Paper Museum’s 70th Anniversary Special Exhibition~  Wallpaper Made with Japanese Washi–Embellishment of an Era of Westernization ~

2020 June 2 - October 4

Japanese leather-like paper is a type of imitation leather made of washi that arose in the early Meiji period  . It was modeled after the decorative leather used on the walls and ceilings of palaces belonging to medieval European royals and nobles.

In addition to being a popular export item to Europe, where it was used as wallpaper, it beautified the walls of Western-style buildings, such as the Rokumeikan between the Meiji and early Showa (1926-1989) periods in Japan.

Production of leather-like paper    temporarily    came to an end around the middle of the Showa period, but was later revived by Takashi Ueda, the founder of the Kinkarakami Institute who made use of engraved wooden cylinders owned by the Paper Museum. Because of differences in the production method used, he called the newly revived washi “kinkarakami  ” to distinguish it from the previous leather-like paper.

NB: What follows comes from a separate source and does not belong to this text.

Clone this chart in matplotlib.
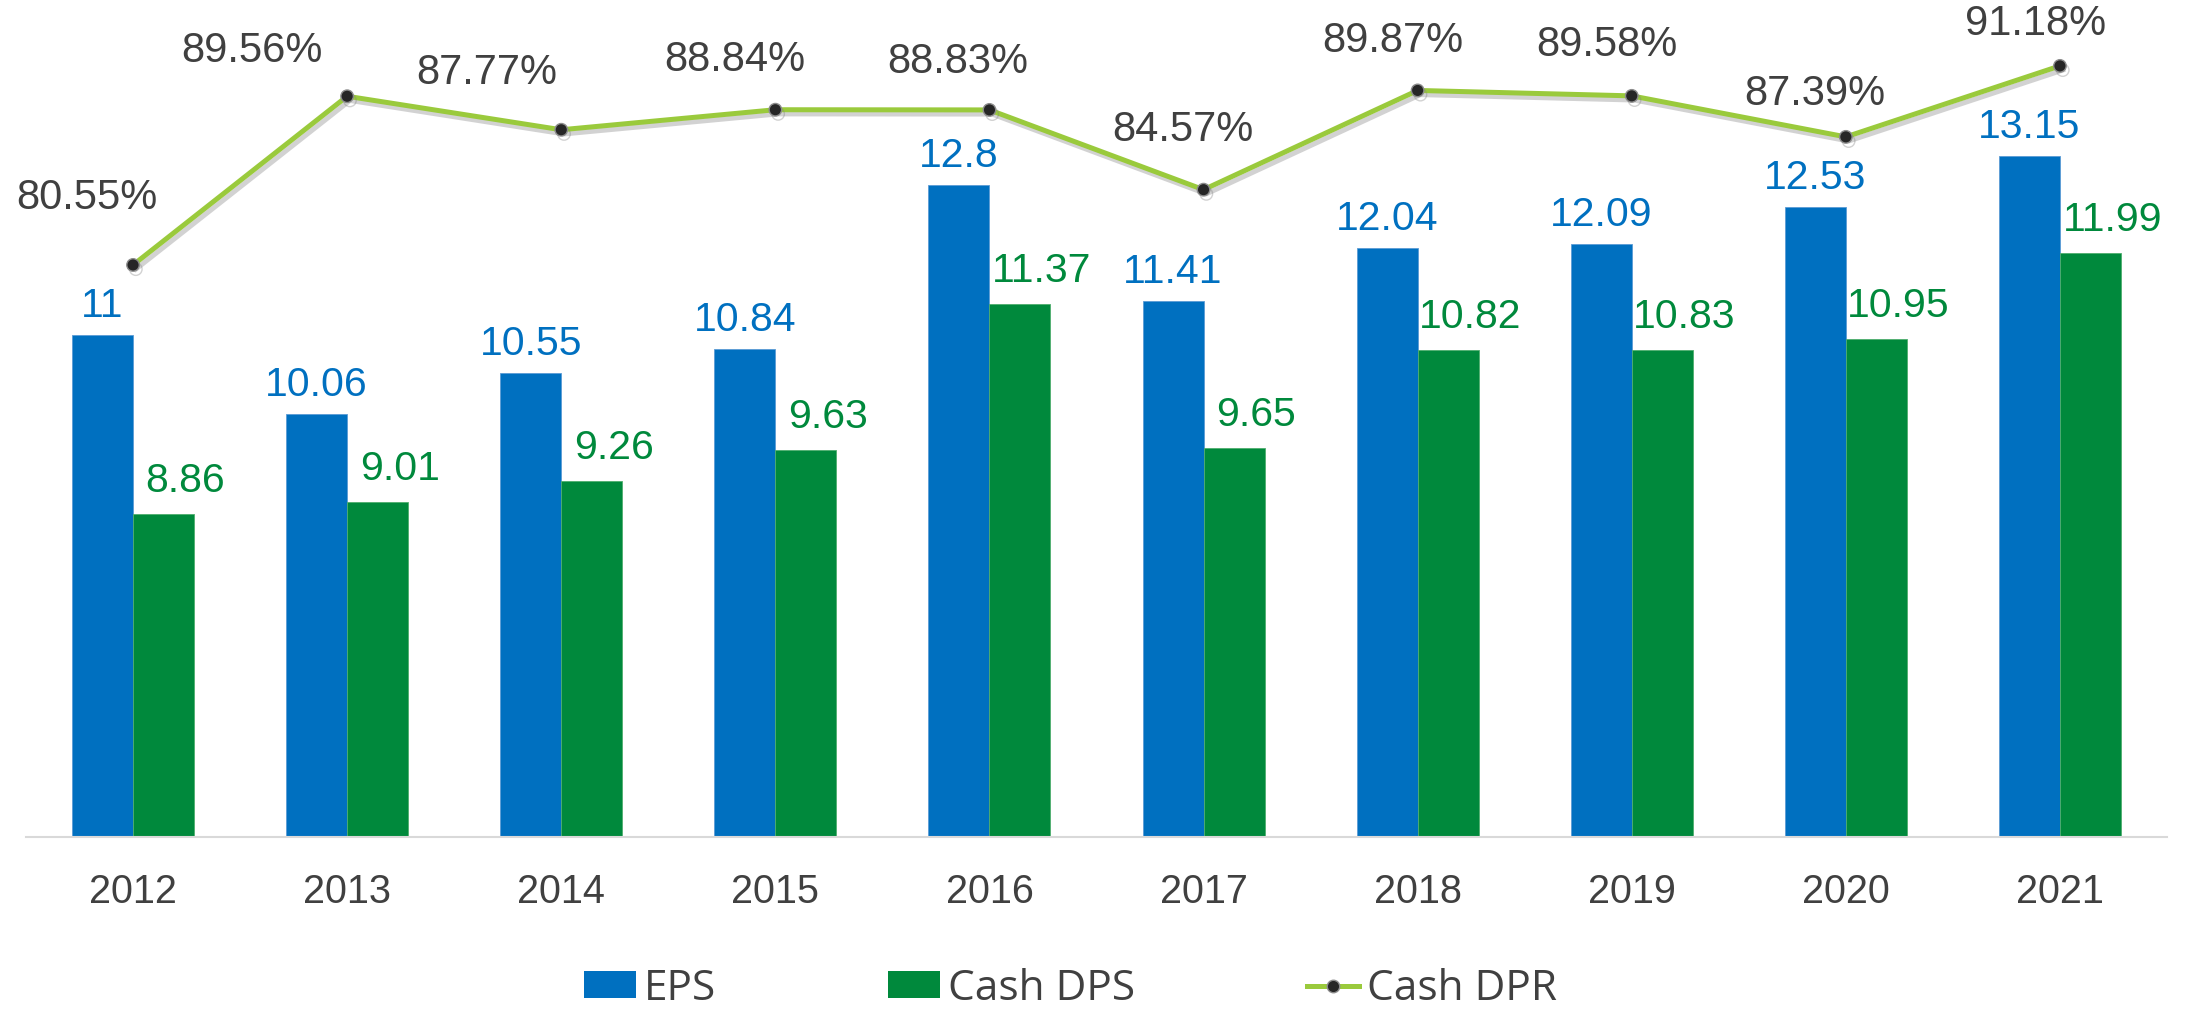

Under the designation “Bearer of Techniques Selected for Preservation” given by the Agency for Cultural Affairs of Japan, Mr. Ueda has been involved in the production of kinkarakami for use in the restoration of important cultural properties throughout the country.

In this exhibition, elaborately engraved wooden cylinders used in the production of leather-like paper, samples of leather-like paper produced during the Meiji period and other related materials drawn mainly from the Paper Museum’s  collection will be on display, along with reproductions of leather-like paper and original kinkarakami creations by Mr. Ueda.